This interactive tool models the job creation and unemployment impacts of a more circular economy in 2030 for different constituencies in Germany, Italy, Poland and Great Britain. It shows three scenarios reflecting different levels of ambition.
This tool is based on work published in two Green Alliance reports in 2015, which outline our methodology in detail:
Gross jobs are the total new jobs created through circular economy activities, after subtracting jobs lost in linear industries (such as landfill in the case of recycling). We only calculate direct jobs creation, and ignore indirect or induced jobs.
Net jobs are the jobs filled by unemployed people rather than those who already have a job. To calculate this, we modelled how circular economy jobs reduce structural mismatch (the problem of jobs not being created in the areas or occupations that need them). Overall, between a quarter and a third of circular economy jobs reduce this structural unemployment: the type that persists even when economies are strong.
The reduction in unemployment rate is the change from the 2014 rate of unemployment after the addition of net jobs in 2030. Savings on unemployment costs are calculated as the average spent on unemployment payouts per person in that country multiplied by the number of net jobs created.
Scenario 1: No new initiatives
Existing circular economy policies continue, no new initiatives developed
Scenario 2: Steady policy development
New policies developed at the same rate as in previous years (roughly matching the effect that the European Commission’s 2014 Circular Economy Package could have had on circular economy activities)

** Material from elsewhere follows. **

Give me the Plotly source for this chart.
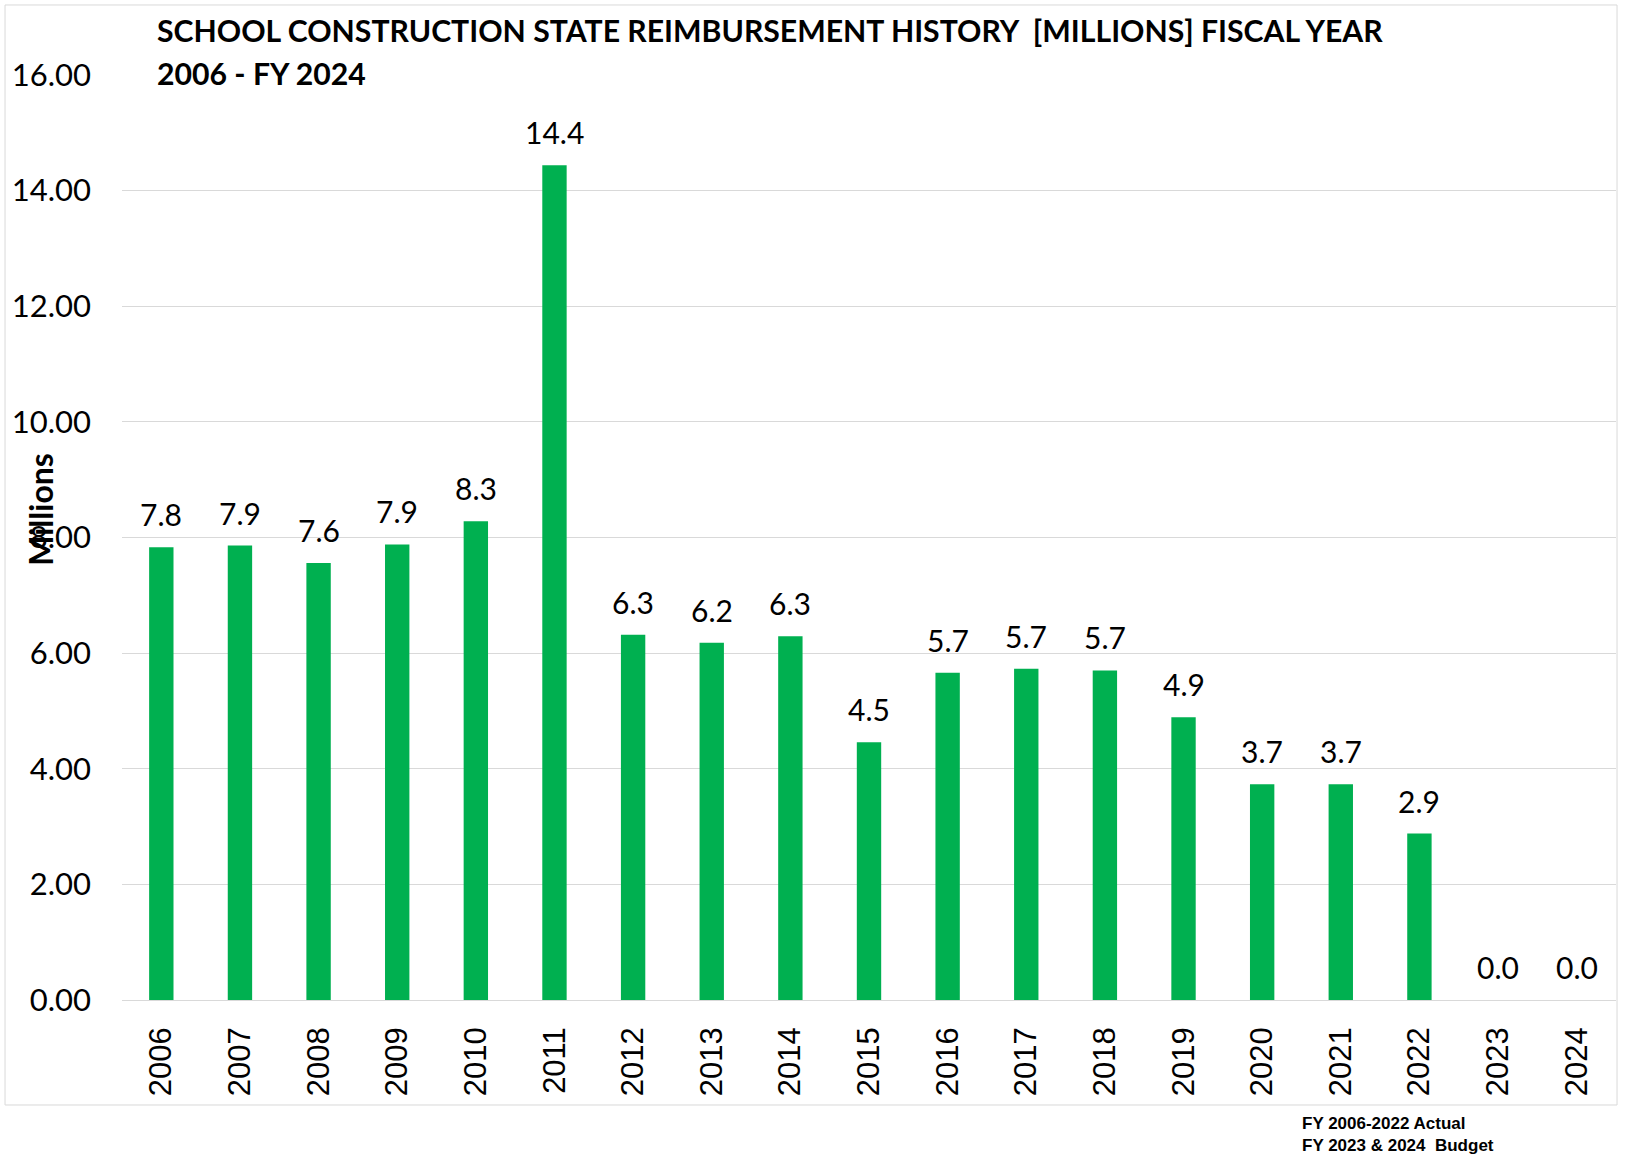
import plotly.graph_objects as go

years = ["2006", "2007", "2008", "2009", "2010", "2011", "2012", "2013", "2014", "2015",
         "2016", "2017", "2018", "2019", "2020", "2021", "2022", "2023", "2024"]
values = [7.83, 7.86, 7.56, 7.88, 8.28, 14.44, 6.32, 6.18, 6.29, 4.46,
          5.66, 5.73, 5.70, 4.89, 3.73, 3.73, 2.88, 0.0, 0.0]
y_ticks = [0, 2, 4, 6, 8, 10, 12, 14, 16]
title_lines = ["SCHOOL CONSTRUCTION STATE REIMBURSEMENT HISTORY&nbsp; [MILLIONS] FISCAL YEAR",
               "2006 - FY 2024"]
note_lines = ["FY 2006-2022 Actual", "FY 2023 &amp; 2024&nbsp; Budget"]

BAR_COLOR = "#00b050"
GRID = "#d9d9d9"
LBL_FONT = "Lato, Calibri, sans-serif"

fig = go.Figure()
fig.add_trace(go.Bar(x=years, y=values, marker=dict(color=BAR_COLOR, line=dict(width=0)),
                     hoverinfo="x+y"))

annotations = []
for i, v in enumerate(values):
    annotations.append(dict(x=i, y=v, xref="x", yref="y", text=f"{v:.1f}",
                            showarrow=False, yanchor="bottom", yshift=13,
                            font=dict(family=LBL_FONT, size=30, color="black")))

for line, ypos in zip(title_lines, [1.0703, 1.0242]):
    annotations.append(dict(xref="paper", yref="paper", x=0.022, y=ypos, xanchor="left", yanchor="top",
                            align="left", showarrow=False, text=f"<b>{line}</b>",
                            font=dict(family=LBL_FONT, size=30.2, color="black")))
annotations.append(dict(xref="paper", yref="paper", x=-0.0542, y=0.53, textangle=-90,
                        xanchor="center", yanchor="middle",
                        showarrow=False, text="<b>Millions</b>",
                        font=dict(family=LBL_FONT, size=32, color="black")))
annotations.append(dict(xref="paper", yref="paper", x=0.7885, y=-0.121, xanchor="left", yanchor="top",
                        align="left", showarrow=False,
                        text="<b>" + "<br>".join(note_lines) + "</b>",
                        font=dict(family="Liberation Sans, Arial, sans-serif", size=17, color="black")))

fig.update_layout(
    width=1625, height=1158,
    margin=dict(l=122, r=9, t=75, b=158, autoexpand=False),
    paper_bgcolor="white", plot_bgcolor="white",
    bargap=0.69,
    showlegend=False,
    annotations=annotations,
    shapes=[dict(type="rect", xref="paper", yref="paper", x0=-0.0783, x1=1.0007, y0=-0.1135, y1=1.0757,
                 line=dict(color=GRID, width=1), fillcolor="rgba(0,0,0,0)", layer="below")],
)
fig.update_xaxes(type="category", range=[-0.5, len(years) - 0.5], tickangle=-90, showgrid=False,
                 showline=False, ticks="", ticklabelstandoff=20, automargin=False,
                 tickfont=dict(family="Liberation Sans, Arial, sans-serif", size=31, color="black"))
fig.update_yaxes(range=[0, 16], tickvals=y_ticks, tickformat=".2f", showgrid=True, gridcolor=GRID,
                 gridwidth=1, zeroline=True, zerolinecolor=GRID, zerolinewidth=1, showline=False,
                 ticks="", ticklabelstandoff=30, automargin=False,
                 tickfont=dict(family=LBL_FONT, size=31, color="black"))

fig.write_html("out.html", config={"displayModeBar": False},
               post_script="document.body.style.margin='0';")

Scenario 3: Transformation
Very ambitious circular economy transition over the next fifteen years
The core assumptions across the scenarios are set out below.

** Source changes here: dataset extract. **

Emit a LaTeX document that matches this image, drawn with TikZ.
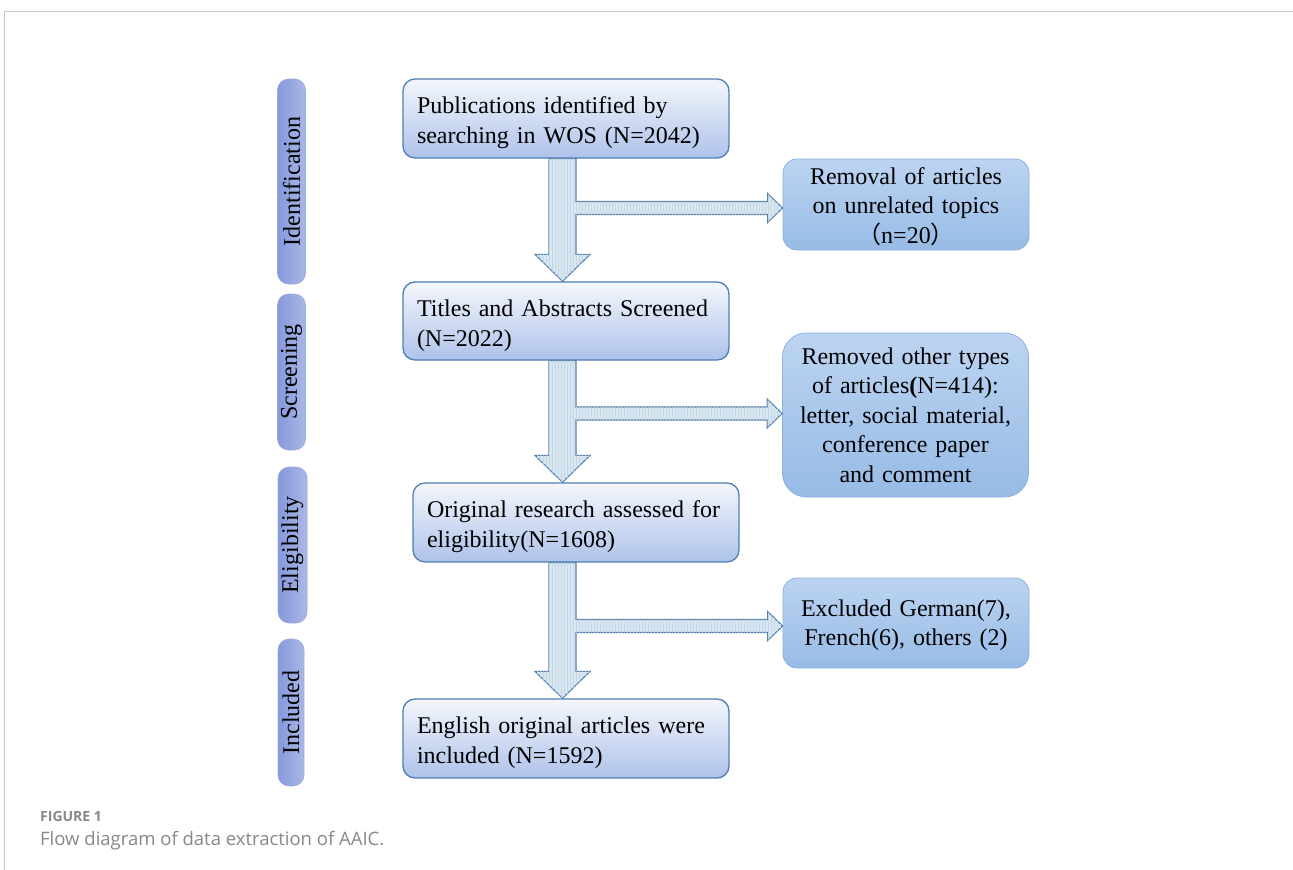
\documentclass[tikz,border=0pt]{standalone}
\usepackage{fontspec}
\setmainfont{Liberation Serif}
\newfontfamily\cjk{Noto Sans CJK SC}
\newfontfamily\capfont{Open Sans}
\usetikzlibrary{calc,patterns}
\definecolor{boxline}{HTML}{4F7FB4}
\definecolor{boxtop}{HTML}{F4F7FC}
\definecolor{boxbot}{HTML}{AEC2EA}
\definecolor{sideline}{HTML}{8AB0E0}
\definecolor{sidetop}{HTML}{BCD4F1}
\definecolor{sidebot}{HTML}{97BBE6}
\definecolor{pillline}{HTML}{9AAAE0}
\definecolor{pilltop}{HTML}{AAB8E6}
\definecolor{pillbot}{HTML}{8599DB}
\definecolor{arrline}{HTML}{5780AD}
\definecolor{arrfill}{HTML}{D9E7F0}
\definecolor{arrhatch}{HTML}{C4D7E6}
\definecolor{framec}{HTML}{C8C8C8}
\definecolor{capgray}{HTML}{888888}
\newcommand\flowarrow[3]{%
  \draw[blockarrow] ($(ax|-#1.south)+(-13.5,0)$) -- ($(ax|-#1.south)+(13.5,0)$)
    -- ($(ax|-#3)+(13.5,-6.5)$) -- ($(#3)+(-15,-6.5)$) -- ($(#3)+(-15,-14.5)$)
    -- (#3) -- ($(#3)+(-15,14.5)$) -- ($(#3)+(-15,6.5)$) -- ($(ax|-#3)+(13.5,6.5)$)
    -- ($(ax|-#2.north)+(13.5,-27)$) -- ($(ax|-#2.north)+(27.5,-27)$)
    -- (ax|-#2.north) -- ($(ax|-#2.north)+(-27.5,-27)$)
    -- ($(ax|-#2.north)+(-13.5,-27)$) -- cycle;}
\newcommand\toprule{\rule{0pt}{26pt}}
\begin{document}
\begin{tikzpicture}[x=1pt,y=-1pt,
  mainbox/.style={draw=boxline, line width=1.3pt, rounded corners=12pt,
    top color=boxtop, bottom color=boxbot, minimum width=326pt,
    minimum height=79pt, text width=298pt, align=left, inner sep=0pt,
    font=\fontsize{24}{30}\selectfont},
  sidebox/.style={draw=sideline, line width=0.8pt, rounded corners=14pt,
    top color=sidetop, bottom color=sidebot, minimum width=246pt,
    text width=236pt, align=center, inner sep=0pt,
    font=\fontsize{24}{29.5}\selectfont},
  pill/.style={draw=pillline, line width=0.6pt, rounded corners=11pt,
    right color=pilltop, left color=pillbot, rotate=90,
    minimum height=28pt, inner sep=0pt, font=\fontsize{24}{28}\selectfont},
  blockarrow/.style={draw=arrline, fill=arrfill, line width=1.1pt, line join=miter,
    postaction={pattern=vertical lines, pattern color=arrhatch}},
  caplabel/.style={anchor=base west, text=capgray, inner sep=0pt}]
\useasboundingbox (0,0) rectangle (1293,870);
\fill[white] (0,0) rectangle (1293,870);
\draw[framec, line width=0.8pt] (4,870) -- (4,11) -- (1293,11);

% stage pills
\node[pill, minimum width=205pt] (p1) at (291.5,181.5) {Identification};
\node[pill, minimum width=156pt] (p2) at (291.5,372) {Screening};
\node[pill, minimum width=156pt, minimum height=29pt] (p3) at (292.5,545) {Eligibility};
\node[pill, minimum width=147pt, minimum height=26pt] (p4) at (291,712.5) {Included};

% main boxes
\node[mainbox] (b1) at (566,118.5) {\mbox{\toprule Publications identified by}\\\mbox{searching in WOS (N=2042)}};
\node[mainbox, minimum height=78pt] (b2) at (566,321) {\mbox{\toprule Titles and Abstracts Screened}\\\mbox{(N=2022)}};
\node[mainbox] (b3) at (576,522.5) {\mbox{\toprule Original research assessed for}\\\mbox{eligibility(N=1608)}};
\node[mainbox] (b4) at (566,738.5) {\mbox{\toprule English original articles were}\\\mbox{included (N=1592)}};

% side boxes
\node[sidebox, minimum height=91pt] (s1) at (906,204.5) {\rule{0pt}{21pt}Removal of articles\\on unrelated topics\\{\cjk （}n=20{\cjk ）}};
\node[sidebox, minimum height=164pt, rounded corners=24pt] (s2) at (905.5,415) {Removed other types\\of articles\textbf{(}N=414):\\letter, social material,\\conference paper\\and comment};
\node[sidebox, minimum height=90pt] (s3) at (906,623) {\rule{0pt}{21pt}Excluded German(7),\\French(6), others (2)};

% arrows
\coordinate (ax) at (562.5,0);
\coordinate (t1) at ($(s1.west)+(0,3.5)$);
\coordinate (t2) at ($(s2.west)+(0,-1.5)$);
\coordinate (t3) at ($(s3.west)+(0,3)$);
\flowarrow{b1}{b2}{t1}
\flowarrow{b2}{b3}{t2}
\flowarrow{b3}{b4}{t3}

% caption
\node[caplabel, font=\capfont\bfseries\fontsize{14}{16}\selectfont] (figlab) at (40,821) {FIGURE 1};
\node[caplabel, font=\capfont\fontsize{18.5}{22}\selectfont] (figcap) at (40,845) {Flow diagram of data extraction of AAIC.};
\end{tikzpicture}
\end{document}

No new initiatives | Steady policy development | Transformation | |
---|---|---|---|
Recycling rate | 55% | 70% | 85% |
Remanufacturing rate (in suitable industries) | existing | 20% | 50% |
Increase on current reuse rates | 10% | 15% | 15% |
Increase on current servitisation rates | 5% | 30% | 100% |
Increase on current circular bioeconomy activities | 5% | 30% | 100% |
The regions modelled in the study are NUTS1 regions, which in Italy and Great Britain are the same as the European parliamentary constituencies. For Poland and Germany, MEPs have been matched to the regions where they are most active.